▶ _RECORDS FOR THIS EXERCISE_
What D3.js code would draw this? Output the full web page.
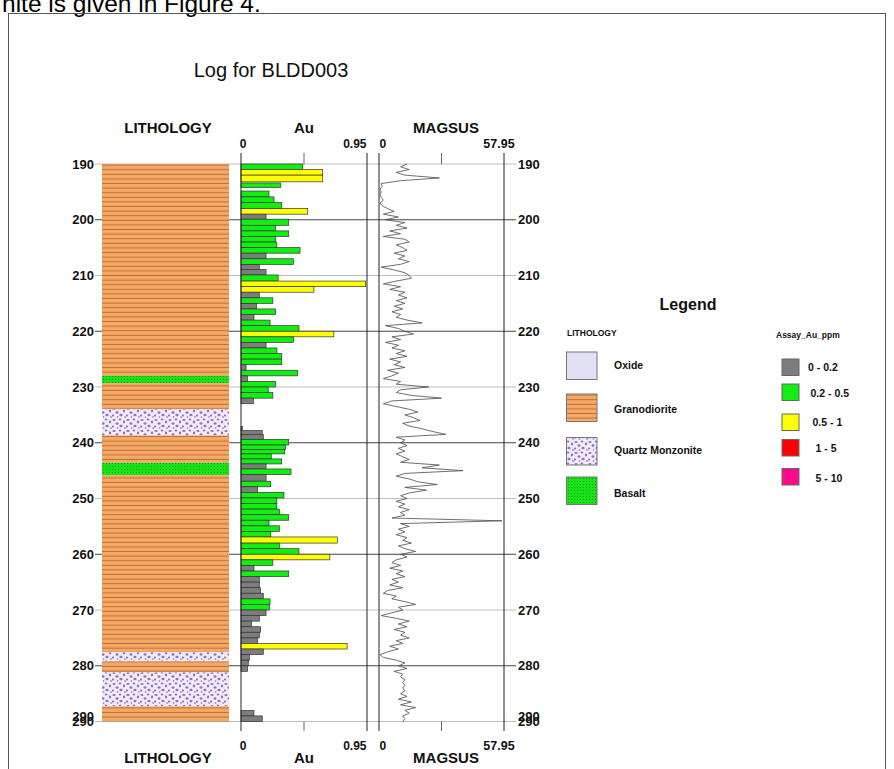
...
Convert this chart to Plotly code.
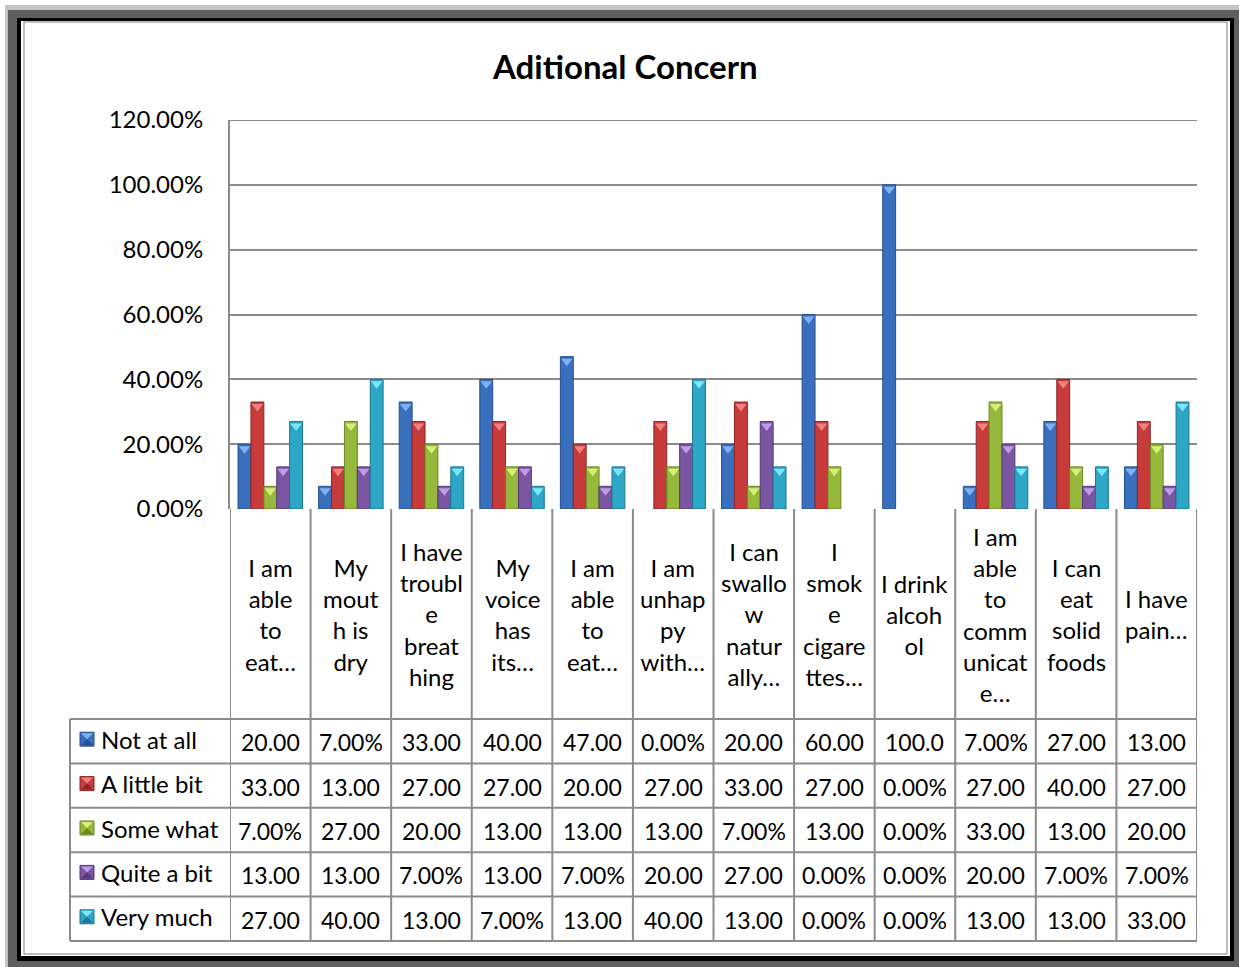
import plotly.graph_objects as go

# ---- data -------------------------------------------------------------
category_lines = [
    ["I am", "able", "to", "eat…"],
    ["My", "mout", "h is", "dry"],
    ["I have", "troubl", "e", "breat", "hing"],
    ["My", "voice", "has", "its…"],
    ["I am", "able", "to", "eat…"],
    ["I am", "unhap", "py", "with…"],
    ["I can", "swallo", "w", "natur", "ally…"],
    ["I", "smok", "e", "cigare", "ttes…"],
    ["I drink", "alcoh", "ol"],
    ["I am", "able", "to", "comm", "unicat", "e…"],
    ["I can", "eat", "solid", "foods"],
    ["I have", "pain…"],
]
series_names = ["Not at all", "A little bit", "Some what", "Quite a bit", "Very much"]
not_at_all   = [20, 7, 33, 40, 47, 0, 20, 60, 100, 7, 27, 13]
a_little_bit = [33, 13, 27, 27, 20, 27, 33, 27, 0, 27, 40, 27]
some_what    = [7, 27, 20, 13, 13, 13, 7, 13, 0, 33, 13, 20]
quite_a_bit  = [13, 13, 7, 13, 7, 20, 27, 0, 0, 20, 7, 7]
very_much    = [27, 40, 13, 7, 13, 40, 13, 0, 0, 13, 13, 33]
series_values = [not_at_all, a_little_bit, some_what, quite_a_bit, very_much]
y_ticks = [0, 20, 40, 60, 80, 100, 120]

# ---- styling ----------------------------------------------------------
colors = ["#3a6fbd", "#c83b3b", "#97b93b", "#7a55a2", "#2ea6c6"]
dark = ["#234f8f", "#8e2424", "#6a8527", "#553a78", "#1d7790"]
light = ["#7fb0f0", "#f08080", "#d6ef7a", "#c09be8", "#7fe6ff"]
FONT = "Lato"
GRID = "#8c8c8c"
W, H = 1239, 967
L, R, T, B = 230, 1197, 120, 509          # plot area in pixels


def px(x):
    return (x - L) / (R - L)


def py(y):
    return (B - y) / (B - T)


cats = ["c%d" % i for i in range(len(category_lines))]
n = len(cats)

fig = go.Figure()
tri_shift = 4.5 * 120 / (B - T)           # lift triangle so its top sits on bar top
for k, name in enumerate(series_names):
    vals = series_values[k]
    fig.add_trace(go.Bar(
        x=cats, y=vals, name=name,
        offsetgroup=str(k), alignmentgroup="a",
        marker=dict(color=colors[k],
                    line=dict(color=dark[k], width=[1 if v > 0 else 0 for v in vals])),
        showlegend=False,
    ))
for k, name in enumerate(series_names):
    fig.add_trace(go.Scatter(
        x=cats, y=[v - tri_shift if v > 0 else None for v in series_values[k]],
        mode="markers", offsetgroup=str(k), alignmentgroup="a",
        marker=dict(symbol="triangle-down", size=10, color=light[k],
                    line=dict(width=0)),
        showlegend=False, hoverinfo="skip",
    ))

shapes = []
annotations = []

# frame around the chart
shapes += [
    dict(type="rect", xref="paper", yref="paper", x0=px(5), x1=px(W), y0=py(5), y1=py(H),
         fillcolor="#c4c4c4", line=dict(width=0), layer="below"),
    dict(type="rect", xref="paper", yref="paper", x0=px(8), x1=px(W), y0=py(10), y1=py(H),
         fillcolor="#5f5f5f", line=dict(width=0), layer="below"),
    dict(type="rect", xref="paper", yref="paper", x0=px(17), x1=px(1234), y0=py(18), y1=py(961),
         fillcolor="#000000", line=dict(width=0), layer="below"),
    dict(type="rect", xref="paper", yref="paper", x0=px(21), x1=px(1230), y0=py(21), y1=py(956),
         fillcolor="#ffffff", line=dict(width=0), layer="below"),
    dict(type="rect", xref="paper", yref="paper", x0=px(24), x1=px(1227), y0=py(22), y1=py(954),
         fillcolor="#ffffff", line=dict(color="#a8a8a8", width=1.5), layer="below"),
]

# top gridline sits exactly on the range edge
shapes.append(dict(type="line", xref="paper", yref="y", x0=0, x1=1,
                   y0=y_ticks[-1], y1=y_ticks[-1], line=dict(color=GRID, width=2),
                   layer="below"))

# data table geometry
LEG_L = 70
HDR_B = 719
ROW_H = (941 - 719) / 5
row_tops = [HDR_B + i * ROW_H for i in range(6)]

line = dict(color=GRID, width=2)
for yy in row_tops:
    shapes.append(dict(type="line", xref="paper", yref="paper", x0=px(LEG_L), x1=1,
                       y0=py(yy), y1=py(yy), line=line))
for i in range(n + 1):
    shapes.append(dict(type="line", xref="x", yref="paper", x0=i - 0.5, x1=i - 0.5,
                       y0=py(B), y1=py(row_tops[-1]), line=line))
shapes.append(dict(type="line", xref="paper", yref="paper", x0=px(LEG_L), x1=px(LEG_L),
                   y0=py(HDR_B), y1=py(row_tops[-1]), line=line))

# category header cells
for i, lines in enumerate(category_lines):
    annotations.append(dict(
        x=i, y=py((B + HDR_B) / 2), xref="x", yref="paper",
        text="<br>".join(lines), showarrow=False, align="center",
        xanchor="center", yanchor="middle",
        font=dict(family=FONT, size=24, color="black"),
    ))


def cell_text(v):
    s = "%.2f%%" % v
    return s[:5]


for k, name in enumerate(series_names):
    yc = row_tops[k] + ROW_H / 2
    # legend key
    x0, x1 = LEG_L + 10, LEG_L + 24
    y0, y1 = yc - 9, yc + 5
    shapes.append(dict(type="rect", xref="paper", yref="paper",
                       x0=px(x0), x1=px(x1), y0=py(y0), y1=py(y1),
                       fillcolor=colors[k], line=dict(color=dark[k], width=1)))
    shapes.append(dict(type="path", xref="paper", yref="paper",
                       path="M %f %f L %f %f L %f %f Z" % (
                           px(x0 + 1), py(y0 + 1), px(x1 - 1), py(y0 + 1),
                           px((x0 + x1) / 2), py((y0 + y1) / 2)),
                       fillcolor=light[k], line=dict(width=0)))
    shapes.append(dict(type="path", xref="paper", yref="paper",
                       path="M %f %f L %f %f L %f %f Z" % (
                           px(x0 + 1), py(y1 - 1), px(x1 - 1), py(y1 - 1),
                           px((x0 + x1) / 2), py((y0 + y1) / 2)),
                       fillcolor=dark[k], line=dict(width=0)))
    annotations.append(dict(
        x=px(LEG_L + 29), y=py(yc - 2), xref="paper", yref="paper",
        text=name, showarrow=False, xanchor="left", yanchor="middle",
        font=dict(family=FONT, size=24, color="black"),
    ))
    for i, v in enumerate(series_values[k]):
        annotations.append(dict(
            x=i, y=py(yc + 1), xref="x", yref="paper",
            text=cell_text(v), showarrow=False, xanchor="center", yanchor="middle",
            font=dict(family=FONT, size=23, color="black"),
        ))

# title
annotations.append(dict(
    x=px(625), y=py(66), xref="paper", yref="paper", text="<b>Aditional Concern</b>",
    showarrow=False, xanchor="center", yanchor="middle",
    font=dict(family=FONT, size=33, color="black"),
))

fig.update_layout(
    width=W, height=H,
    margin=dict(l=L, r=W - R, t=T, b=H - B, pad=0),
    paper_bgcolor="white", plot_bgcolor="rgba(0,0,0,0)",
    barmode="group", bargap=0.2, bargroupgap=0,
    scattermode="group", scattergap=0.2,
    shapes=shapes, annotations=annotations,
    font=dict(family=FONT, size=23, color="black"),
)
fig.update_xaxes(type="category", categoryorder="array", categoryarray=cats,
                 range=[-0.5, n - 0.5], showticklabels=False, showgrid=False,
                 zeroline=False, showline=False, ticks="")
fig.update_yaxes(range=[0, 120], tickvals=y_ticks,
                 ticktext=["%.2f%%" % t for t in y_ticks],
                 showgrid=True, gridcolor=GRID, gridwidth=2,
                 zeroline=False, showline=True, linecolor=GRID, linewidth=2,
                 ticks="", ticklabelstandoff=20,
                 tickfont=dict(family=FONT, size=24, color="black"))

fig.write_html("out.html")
* * *
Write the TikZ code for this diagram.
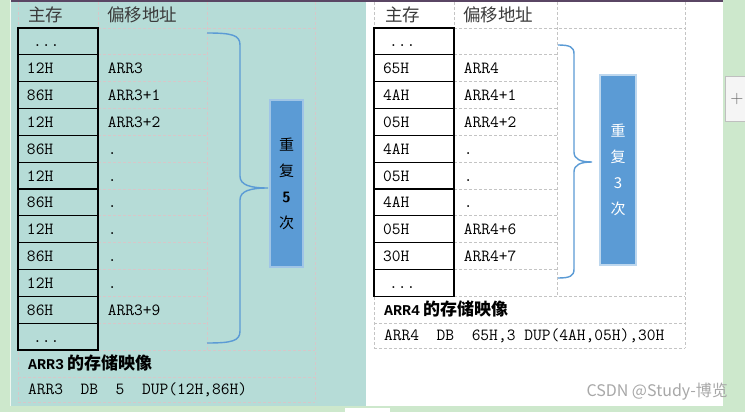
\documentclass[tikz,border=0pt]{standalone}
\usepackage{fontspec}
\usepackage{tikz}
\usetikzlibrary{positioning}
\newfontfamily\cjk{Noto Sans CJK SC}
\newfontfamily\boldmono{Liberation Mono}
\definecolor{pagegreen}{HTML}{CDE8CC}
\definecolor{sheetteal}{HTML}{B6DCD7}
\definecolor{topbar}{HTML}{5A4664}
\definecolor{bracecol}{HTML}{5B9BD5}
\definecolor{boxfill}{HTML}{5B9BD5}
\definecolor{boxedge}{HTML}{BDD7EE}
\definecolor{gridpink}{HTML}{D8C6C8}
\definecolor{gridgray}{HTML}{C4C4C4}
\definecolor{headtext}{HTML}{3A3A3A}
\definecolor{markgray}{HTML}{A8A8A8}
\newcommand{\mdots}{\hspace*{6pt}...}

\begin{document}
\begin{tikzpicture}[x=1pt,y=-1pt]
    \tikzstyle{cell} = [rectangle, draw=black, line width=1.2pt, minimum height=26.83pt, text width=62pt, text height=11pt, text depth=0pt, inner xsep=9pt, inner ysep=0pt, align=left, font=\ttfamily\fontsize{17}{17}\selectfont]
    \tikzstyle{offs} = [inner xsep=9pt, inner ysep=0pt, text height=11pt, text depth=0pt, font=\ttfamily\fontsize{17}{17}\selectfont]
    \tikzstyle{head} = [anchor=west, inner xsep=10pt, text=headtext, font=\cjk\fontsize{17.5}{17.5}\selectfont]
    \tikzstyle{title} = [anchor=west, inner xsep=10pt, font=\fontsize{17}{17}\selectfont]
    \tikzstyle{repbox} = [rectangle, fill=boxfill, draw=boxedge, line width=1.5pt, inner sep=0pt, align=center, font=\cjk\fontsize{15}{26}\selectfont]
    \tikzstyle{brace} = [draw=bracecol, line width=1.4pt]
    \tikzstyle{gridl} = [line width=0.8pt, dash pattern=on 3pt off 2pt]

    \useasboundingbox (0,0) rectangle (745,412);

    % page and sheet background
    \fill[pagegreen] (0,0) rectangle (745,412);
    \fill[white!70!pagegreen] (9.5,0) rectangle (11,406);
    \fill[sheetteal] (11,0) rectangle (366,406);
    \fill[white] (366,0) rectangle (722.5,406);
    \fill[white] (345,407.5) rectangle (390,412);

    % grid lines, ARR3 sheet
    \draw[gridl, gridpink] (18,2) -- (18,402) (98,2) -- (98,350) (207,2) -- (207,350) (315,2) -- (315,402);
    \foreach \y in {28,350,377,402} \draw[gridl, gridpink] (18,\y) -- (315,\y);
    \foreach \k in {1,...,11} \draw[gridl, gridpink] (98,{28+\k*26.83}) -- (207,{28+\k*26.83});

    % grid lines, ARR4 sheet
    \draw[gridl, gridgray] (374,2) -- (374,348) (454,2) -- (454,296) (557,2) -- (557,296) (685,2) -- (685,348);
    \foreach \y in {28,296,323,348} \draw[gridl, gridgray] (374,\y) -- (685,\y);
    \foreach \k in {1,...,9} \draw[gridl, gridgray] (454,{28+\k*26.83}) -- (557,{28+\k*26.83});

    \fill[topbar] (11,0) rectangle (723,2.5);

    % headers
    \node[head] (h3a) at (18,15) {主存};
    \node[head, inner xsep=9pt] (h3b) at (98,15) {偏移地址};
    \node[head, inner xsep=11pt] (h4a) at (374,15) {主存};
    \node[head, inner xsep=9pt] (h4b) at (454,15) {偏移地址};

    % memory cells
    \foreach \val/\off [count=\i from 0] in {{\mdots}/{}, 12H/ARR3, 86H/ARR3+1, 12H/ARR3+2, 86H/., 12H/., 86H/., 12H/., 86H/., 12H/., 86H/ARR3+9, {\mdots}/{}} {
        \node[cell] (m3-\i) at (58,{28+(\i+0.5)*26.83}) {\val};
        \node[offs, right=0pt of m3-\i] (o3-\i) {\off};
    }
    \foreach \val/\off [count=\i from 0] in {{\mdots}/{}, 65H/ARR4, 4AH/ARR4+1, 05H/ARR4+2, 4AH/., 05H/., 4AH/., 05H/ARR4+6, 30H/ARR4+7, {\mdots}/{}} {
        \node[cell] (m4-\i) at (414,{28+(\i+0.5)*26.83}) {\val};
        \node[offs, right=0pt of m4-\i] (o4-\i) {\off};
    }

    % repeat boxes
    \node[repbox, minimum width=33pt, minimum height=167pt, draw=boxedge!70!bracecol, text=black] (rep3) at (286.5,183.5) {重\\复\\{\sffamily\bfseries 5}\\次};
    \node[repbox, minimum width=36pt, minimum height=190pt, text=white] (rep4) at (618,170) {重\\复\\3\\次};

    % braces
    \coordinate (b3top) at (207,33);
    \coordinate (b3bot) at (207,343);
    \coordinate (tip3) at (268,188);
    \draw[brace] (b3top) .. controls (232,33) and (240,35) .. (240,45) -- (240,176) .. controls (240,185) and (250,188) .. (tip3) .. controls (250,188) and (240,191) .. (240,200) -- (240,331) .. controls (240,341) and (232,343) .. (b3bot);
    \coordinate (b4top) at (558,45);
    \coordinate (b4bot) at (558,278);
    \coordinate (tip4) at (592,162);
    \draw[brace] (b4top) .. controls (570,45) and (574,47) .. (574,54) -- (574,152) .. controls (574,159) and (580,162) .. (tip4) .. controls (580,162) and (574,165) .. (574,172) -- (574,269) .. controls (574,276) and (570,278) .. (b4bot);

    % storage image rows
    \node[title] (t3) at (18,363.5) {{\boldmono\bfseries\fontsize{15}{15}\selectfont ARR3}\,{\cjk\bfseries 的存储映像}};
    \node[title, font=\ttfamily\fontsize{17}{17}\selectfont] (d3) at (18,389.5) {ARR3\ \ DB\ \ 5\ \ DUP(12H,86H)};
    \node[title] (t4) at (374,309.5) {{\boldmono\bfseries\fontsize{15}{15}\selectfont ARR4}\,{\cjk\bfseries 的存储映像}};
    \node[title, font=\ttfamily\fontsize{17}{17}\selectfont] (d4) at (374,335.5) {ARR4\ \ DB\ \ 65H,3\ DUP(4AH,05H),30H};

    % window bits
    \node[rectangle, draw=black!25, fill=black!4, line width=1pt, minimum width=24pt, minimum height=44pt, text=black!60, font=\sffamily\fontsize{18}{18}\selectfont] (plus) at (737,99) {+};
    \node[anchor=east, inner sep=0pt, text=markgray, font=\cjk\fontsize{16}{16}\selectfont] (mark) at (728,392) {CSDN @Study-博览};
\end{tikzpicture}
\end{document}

▶ _INSTRUCTIONS FOR THE TASK_
Print exactly what appears from the line holding "Write the TikZ code for this diagram." down to the line holding "(345,407.5) rectangle (390,412);", both ends kept, leaving out the pictures.

▶ _THE COMPLETED TASK_
Write the TikZ code for this diagram.
\documentclass[tikz,border=0pt]{standalone}
\usepackage{fontspec}
\usepackage{tikz}
\usetikzlibrary{positioning}
\newfontfamily\cjk{Noto Sans CJK SC}
\newfontfamily\boldmono{Liberation Mono}
\definecolor{pagegreen}{HTML}{CDE8CC}
\definecolor{sheetteal}{HTML}{B6DCD7}
\definecolor{topbar}{HTML}{5A4664}
\definecolor{bracecol}{HTML}{5B9BD5}
\definecolor{boxfill}{HTML}{5B9BD5}
\definecolor{boxedge}{HTML}{BDD7EE}
\definecolor{gridpink}{HTML}{D8C6C8}
\definecolor{gridgray}{HTML}{C4C4C4}
\definecolor{headtext}{HTML}{3A3A3A}
\definecolor{markgray}{HTML}{A8A8A8}
\newcommand{\mdots}{\hspace*{6pt}...}

\begin{document}
\begin{tikzpicture}[x=1pt,y=-1pt]
    \tikzstyle{cell} = [rectangle, draw=black, line width=1.2pt, minimum height=26.83pt, text width=62pt, text height=11pt, text depth=0pt, inner xsep=9pt, inner ysep=0pt, align=left, font=\ttfamily\fontsize{17}{17}\selectfont]
    \tikzstyle{offs} = [inner xsep=9pt, inner ysep=0pt, text height=11pt, text depth=0pt, font=\ttfamily\fontsize{17}{17}\selectfont]
    \tikzstyle{head} = [anchor=west, inner xsep=10pt, text=headtext, font=\cjk\fontsize{17.5}{17.5}\selectfont]
    \tikzstyle{title} = [anchor=west, inner xsep=10pt, font=\fontsize{17}{17}\selectfont]
    \tikzstyle{repbox} = [rectangle, fill=boxfill, draw=boxedge, line width=1.5pt, inner sep=0pt, align=center, font=\cjk\fontsize{15}{26}\selectfont]
    \tikzstyle{brace} = [draw=bracecol, line width=1.4pt]
    \tikzstyle{gridl} = [line width=0.8pt, dash pattern=on 3pt off 2pt]

    \useasboundingbox (0,0) rectangle (745,412);

    % page and sheet background
    \fill[pagegreen] (0,0) rectangle (745,412);
    \fill[white!70!pagegreen] (9.5,0) rectangle (11,406);
    \fill[sheetteal] (11,0) rectangle (366,406);
    \fill[white] (366,0) rectangle (722.5,406);
    \fill[white] (345,407.5) rectangle (390,412);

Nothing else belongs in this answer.